■ PROBLEM TO SOLVE ■
Transcribe the listing exactly, leaving out every picture.

— Start of DATA PROVIDED —

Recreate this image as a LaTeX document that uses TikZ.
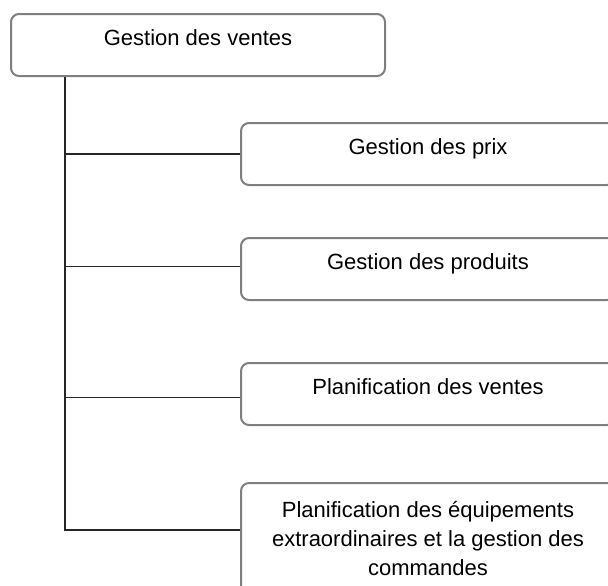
\documentclass[tikz,border=0pt]{standalone}
\usepackage{fontspec}
\setmainfont{Liberation Sans}
\usetikzlibrary{positioning}
\definecolor{BoxGray}{HTML}{7F7F7F}
\definecolor{LineDark}{HTML}{262626}

\begin{document}
\begin{tikzpicture}[
  n/.style={draw=BoxGray,line width=1pt,rounded corners=4pt,fill=white,
    minimum width=187pt,inner ysep=0pt,anchor=north west,
    text height=15.5pt,text depth=15.5pt,font=\fontsize{11}{14.5}\selectfont},
  m/.style={draw=BoxGray,line width=1pt,rounded corners=4pt,fill=white,
    minimum width=187pt,minimum height=55pt,anchor=north west,align=center,
    font=\fontsize{11}{14.5}\selectfont},
  a/.style={line width=0.7pt,color=LineDark}
]
  \clip (0,0) rectangle (304pt,-292.5pt);
  \node[n] (ventes) at (5pt,-6.5pt) {Gestion des ventes};
  \node[n] (prix) at (120pt,-61pt) {Gestion des prix};
  \node[n] (produits) at (120pt,-118.5pt) {Gestion des produits};
  \node[n] (planif) at (120pt,-181pt) {Planification des ventes};
  \node[m] (equip) at (120pt,-241pt) {Planification des équipements\\extraordinaires et la gestion des\\commandes};
  \coordinate (trunk) at ([xshift=27.5pt]ventes.south west);
  \foreach \x/\y in {prix/0pt,produits/1.25pt,planif/-1.75pt,equip/4pt}
    {\draw[a] (trunk) |- ([yshift=\y]\x.west);}
\end{tikzpicture}
\end{document}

— End of DATA PROVIDED —

■ WRITTEN RESPONSE ■
Recreate this image as a LaTeX document that uses TikZ.
\documentclass[tikz,border=0pt]{standalone}
\usepackage{fontspec}
\setmainfont{Liberation Sans}
\usetikzlibrary{positioning}
\definecolor{BoxGray}{HTML}{7F7F7F}
\definecolor{LineDark}{HTML}{262626}

\begin{document}
\begin{tikzpicture}[
  n/.style={draw=BoxGray,line width=1pt,rounded corners=4pt,fill=white,
    minimum width=187pt,inner ysep=0pt,anchor=north west,
    text height=15.5pt,text depth=15.5pt,font=\fontsize{11}{14.5}\selectfont},
  m/.style={draw=BoxGray,line width=1pt,rounded corners=4pt,fill=white,
    minimum width=187pt,minimum height=55pt,anchor=north west,align=center,
    font=\fontsize{11}{14.5}\selectfont},
  a/.style={line width=0.7pt,color=LineDark}
]
  \clip (0,0) rectangle (304pt,-292.5pt);
  \node[n] (ventes) at (5pt,-6.5pt) {Gestion des ventes};
  \node[n] (prix) at (120pt,-61pt) {Gestion des prix};
  \node[n] (produits) at (120pt,-118.5pt) {Gestion des produits};
  \node[n] (planif) at (120pt,-181pt) {Planification des ventes};
  \node[m] (equip) at (120pt,-241pt) {Planification des équipements\\extraordinaires et la gestion des\\commandes};
  \coordinate (trunk) at ([xshift=27.5pt]ventes.south west);
  \foreach \x/\y in {prix/0pt,produits/1.25pt,planif/-1.75pt,equip/4pt}
    {\draw[a] (trunk) |- ([yshift=\y]\x.west);}
\end{tikzpicture}
\end{document}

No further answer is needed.